The problem with AI slop is not that AI generated it. The problem is that nobody designed it with care or purpose. There was no thought behind the structure, no domain expertise informing the content, no consideration for who would read it or what they'd take away from it. If you bring all of those things to the table, the output is a different thing entirely.
Workshop instructions aren't blog posts
I've been thinking about this because of this project. Educates is an interactive training platform. It's designed for hands-on technical workshops where people learn by doing, not just by reading.
Anyone who has run a traditional workshop knows the problem. You give people a set of instructions, and half of them get stuck before they've finished the first exercise. Not because the concepts are hard, but because the mechanics are. They're copying long commands from a document, mistyping a path, missing a flag, getting an error that has nothing to do with what they're supposed to be learning. The experience becomes laborious. People switch off. They stop engaging with the material and start just trying to get through it.

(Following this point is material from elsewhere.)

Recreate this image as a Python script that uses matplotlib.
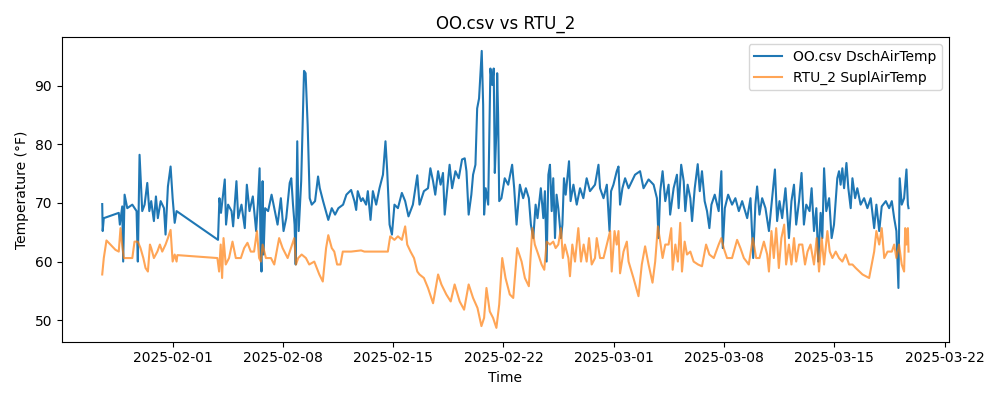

Educates takes a different approach. Workshop instructions are displayed alongside live terminals and an embedded code editor. The instructions include things that learners can click on that perform actions for them. Click to run a command in the terminal. Click to open a file in the editor. Click to apply a code change. Click to run a test. The aim is to make the experience as frictionless as possible so that learners stay engaged throughout.
This creates a rhythm. You see code in context. You read an explanation of what it does and what needs to change. You click to apply the change. You click to run it and observe the result. At every step, learners are actively progressing through a guided flow rather than passively reading a wall of text. Their attention stays on the concepts being taught, not on the mechanics of following instructions. People learn more effectively because nothing about the process gives them a reason to disengage.
Where AI fits into this
Writing good workshop content by hand is hard. Not just because of the volume of writing, but because maintaining that engaging, well-paced flow across a full workshop takes sustained focus. It's one thing to write a good explanation for one section. It's another to keep that quality consistent across dozens of sections covering an entire topic. Humans get tired. Explanations become terse halfway through. Steps that should guide the learner smoothly start to feel rushed or incomplete. The very quality that makes workshops effective, keeping learners engaged from start to finish, is the hardest thing to sustain when you're writing it all by hand.
This is where AI, with the right guidance and steering, can actually do well. When you provide the content conventions for the platform, the structure of the workshop, and clear direction about the learning flow you want, AI can generate content that maintains consistent quality and pacing throughout. It doesn't get fatigued halfway through and start cutting corners on explanations. It follows the same pattern of explaining, showing, applying, and observing as carefully in section twenty as it did in section one.
That said, this only works because the content has a defined structure, a specific format, and a clear purpose. The human still provides the design and the domain expertise. The AI operates within those constraints. With review and iteration, the result can actually be superior to what most people would produce by hand for this kind of structured content. Not because AI is inherently better at explaining things, but because maintaining that engaging flow consistently across a full workshop is something humans genuinely struggle with.
Slop is a design problem, not a tool problem
The backlash against AI slop is well-founded. Content generated without intent, without structure, and without domain expertise behind it deserves to be dismissed. But the line should be drawn at intent and design, not at whether AI was involved in the process. Content that was designed with a clear purpose, structured for a specific use case, and reviewed by someone who understands the domain is not slop, regardless of how it was produced. Content that was generated to fill space with no particular audience in mind is slop, regardless of whether a human wrote it.
I plan to write more about what makes the interactive workshop format effective and how it changes the way people learn. For now, the point is simpler. Before dismissing AI-generated content out of hand, it's worth asking what it was designed to do and whether it does that well.
And yes, this post was itself written with the help of AI, guided by the kind of intent, experience, and hands-on steering I've been talking about. The same approach I'm applying to generating workshop content. If the argument holds, it should hold here too.